If that is so, if the Scriptures can be believed, if God can be trusted even in this, then it gives us hope and guidance for how to manage our sorrow and anger and loss. We give it all to God. We hope…we can only hope. We do not carry it ourselves. We try to give thanks for the blessings of life we knew and shared with [REDACTED], with this child of God. And we remind ourselves that he is not lost to God who seeks to save all of his children.
And we see the good father offers more words of wisdom and comfort.
And so, we take great comfort and consolation in all this. Nothing-not even suicide-can separate us from the unconditional love of God. It is to this all- merciful love that we, through our prayers, entrust and continue to entrust the soul of [REDACTED]. Let us not deny him now of the help he needs most-our love expressed through our trusting prayers.
My dear friends, today, and in the difficult days to come, when darkness threatens to envelop and darken our hearts, let us raise high the bright light of our Redeemer and proclaim his saving mercy: Praised be Jesus Christ, now and for ever!
And more words of hope!
So, again, I ask Fr. Martin where this priest went wrong? This homily is precisely what it should be. I know priests who have given just about the exact same homily in the same circumstances! Parishioners should be lucky to have this priest do their funerals. People might actually avail themselves of God’s mercy! Sad the diocese pulled him from funeral services simply because of years of poor catechesis, and let’s just ignore people like me who would want a similar homily, too, since I’m quite convinced I’m not going straight to Heaven if I make it at all. I want lots of prayers. Sounds like the diocese goes along with this Fr. Martin comment:
“The purpose of the homily in the funeral rite is to speak about not only the person’s life but the resurrection and the promise of new life of that person,” he said. “It’s to offer consolation and hope to the family of the deceased.”

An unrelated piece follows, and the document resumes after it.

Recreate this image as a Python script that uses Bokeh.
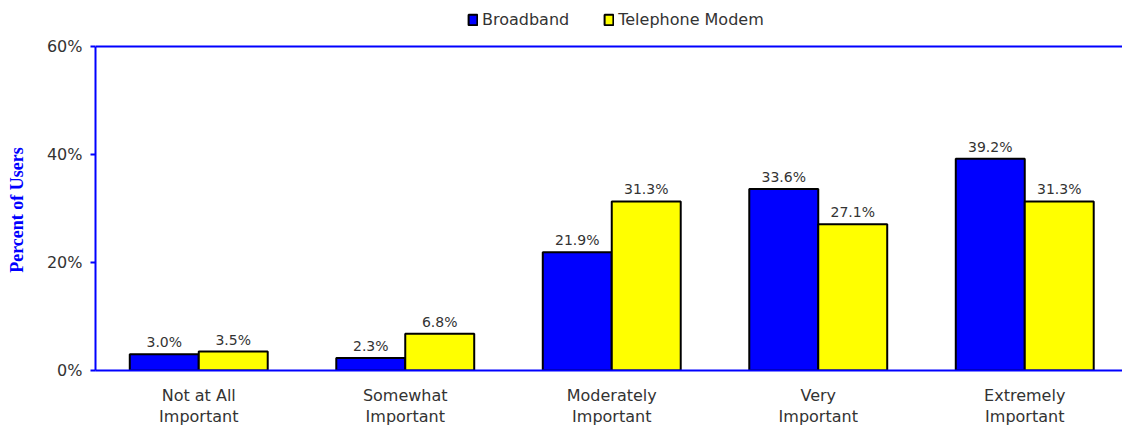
from bokeh.plotting import figure
from bokeh.models import (ColumnDataSource, Span, Legend, LegendItem, FixedTicker, LabelSet,
                          Range1d, LinearAxis)
from bokeh.transform import dodge
from bokeh.core.properties import value
from bokeh.embed import file_html
from bokeh.resources import INLINE

categories = ["Not at All Important", "Somewhat Important", "Moderately Important",
              "Very Important", "Extremely Important"]
label_line1 = ["Not at All", "Somewhat", "Moderately", "Very", "Extremely"]
label_line2 = ["Important", "Important", "Important", "Important", "Important"]
broadband = [3.0, 2.3, 21.9, 33.6, 39.2]
telephone_modem = [3.5, 6.8, 31.3, 27.1, 31.3]
y_ticks = [0, 20, 40, 60]
y_tick_labels = ["0%", "20%", "40%", "60%"]
series_names = ["Broadband", "Telephone Modem"]
y_title = "Percent of Users"

xpos = [i + 0.5 for i in range(len(categories))]

source = ColumnDataSource(data=dict(
    x=xpos,
    cat=categories,
    bb=broadband,
    tm=telephone_modem,
    bb_lbl=["%.1f%%" % v for v in broadband],
    tm_lbl=["%.1f%%" % v for v in telephone_modem],
))

TEXT = "#333333"
FONT = "DejaVu Sans"
BLUE = "#0000FF"

W, H = 1122, 428
FRAME_L, FRAME_T, FRAME_B = 95, 4, 370
CAT_W = 206.5
x_end = (W - FRAME_L) / CAT_W
y_end = 60 * (FRAME_B - FRAME_T) / (FRAME_B - 46)

p = figure(x_range=Range1d(0, x_end), y_range=Range1d(0, y_end), width=W, height=H,
           output_backend="svg", toolbar_location=None,
           min_border_left=FRAME_L, min_border_right=0, min_border_top=FRAME_T,
           min_border_bottom=H - FRAME_B)
p.outline_line_color = None
p.xgrid.grid_line_color = None
p.ygrid.grid_line_color = None

bw = 0.334
r1 = p.vbar(x=dodge("x", -bw / 2), top="bb", width=bw, source=source,
            fill_color=BLUE, line_color="black", line_width=2)
r2 = p.vbar(x=dodge("x", bw / 2), top="tm", width=bw, source=source,
            fill_color="#FFFF00", line_color="black", line_width=2)

for col, lbl, off in (("bb", "bb_lbl", -bw / 2), ("tm", "tm_lbl", bw / 2)):
    p.add_layout(LabelSet(x=dodge("x", off), y=col, text=lbl, source=source,
                          text_align="center", text_baseline="alphabetic", y_offset=7,
                          text_font=value(FONT), text_font_size="14px", text_color=TEXT))

p.add_layout(Span(location=60, dimension="width", line_color=BLUE, line_width=2))

# y axis
p.yaxis.bounds = (0, 60)
p.yaxis.ticker = FixedTicker(ticks=y_ticks)
p.yaxis.major_label_overrides = {t: l for t, l in zip(y_ticks, y_tick_labels)}
p.yaxis.minor_tick_line_color = None
p.yaxis.major_tick_out = 5
p.yaxis.major_tick_in = 0
p.yaxis.major_tick_line_color = BLUE
p.yaxis.major_tick_line_width = 2
p.yaxis.axis_line_color = BLUE
p.yaxis.axis_line_width = 2
p.yaxis.major_label_standoff = 8
p.yaxis.major_label_text_font = FONT
p.yaxis.major_label_text_font_size = "16px"
p.yaxis.major_label_text_color = TEXT
# trailing non-breaking spaces centre the title on the 0-60% span rather than the frame
p.yaxis.axis_label = y_title + "\u00a0" * 10
p.yaxis.axis_label_text_font = "Liberation Serif"
p.yaxis.axis_label_text_font_style = "bold"
p.yaxis.axis_label_text_font_size = "18px"
p.yaxis.axis_label_text_color = BLUE
p.yaxis.axis_label_standoff = 17

# x axis: two stacked axes give the two lines of each category label
xa = p.xaxis[0]
xa.ticker = FixedTicker(ticks=xpos)
xa.major_label_overrides = {x: l for x, l in zip(xpos, label_line1)}
xa.major_tick_line_color = None
xa.minor_tick_line_color = None
xa.major_tick_out = 0
xa.major_tick_in = 0
xa.axis_line_color = BLUE
xa.axis_line_width = 2
xa.major_label_standoff = 15
xa.major_label_text_font = FONT
xa.major_label_text_font_size = "16px"
xa.major_label_text_color = TEXT

xb = LinearAxis(ticker=FixedTicker(ticks=xpos),
                major_label_overrides={x: l for x, l in zip(xpos, label_line2)},
                axis_line_color=None, major_tick_line_color=None, minor_tick_line_color=None,
                major_tick_out=0, major_tick_in=0, major_label_standoff=-1,
                major_label_text_font=FONT, major_label_text_font_size="16px",
                major_label_text_color=TEXT)
p.add_layout(xb, "below")

legend = Legend(items=[LegendItem(label=series_names[0], renderers=[r1]),
                       LegendItem(label=series_names[1], renderers=[r2])],
                location=(372, 341), orientation="horizontal",
                glyph_width=11, glyph_height=13, label_standoff=4, spacing=34,
                padding=0, margin=0, border_line_color=None, background_fill_alpha=0,
                label_text_font=FONT, label_text_font_size="16px", label_text_color=TEXT,
                label_height=14)
p.add_layout(legend, "center")

open("out.html", "w").write(file_html(p, INLINE))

Actually, Fr. Martin, wrong! The entire funeral is to intercede for the dead (no matter how they died) as the Body of Christ and to comfort the grieving. Homilies are always supposed to be used to catechize and, in case of funerals, to teach people that as the Body of Christ we believe in hope and redemption and we can pray for this as the Body of Christ. What in the world could offer more comfort that??? Heaven is not promised to us unconditionally, and Fr. Martin acting as if this is so doesn’t help us to avail ourselves of God’s mercy. To do this, we need to understand that we NEED God’s mercy.
One last thing I’d like to touch on again is Fr. Martin and friends’ attempts to get the faithful to rely on mitigating circumstances in all facets of sin, not just suicide. It’s a toe–the-line way of living out the Faith and it’s incredibly dangerous to souls. We’re supposed to stay as far away from the line of sin as possible, yet Fr. Martin encourages people to dangle their toes over the line and, if they should lose their balance and cross it, well, mitigating circumstances, you know. It’s terrifying to see people encouraged to live the Faith this way.
Please join me in praying for young Maison’s soul and for the comfort and hope of his family and friends as well as the rest of the Body of Christ. And, if you are struggling with suicidal thoughts, please read Fr. LaCuesta’s homily and contact your local priest or National Suicide Prevention Hotline 1-800-273-8255 (TALK).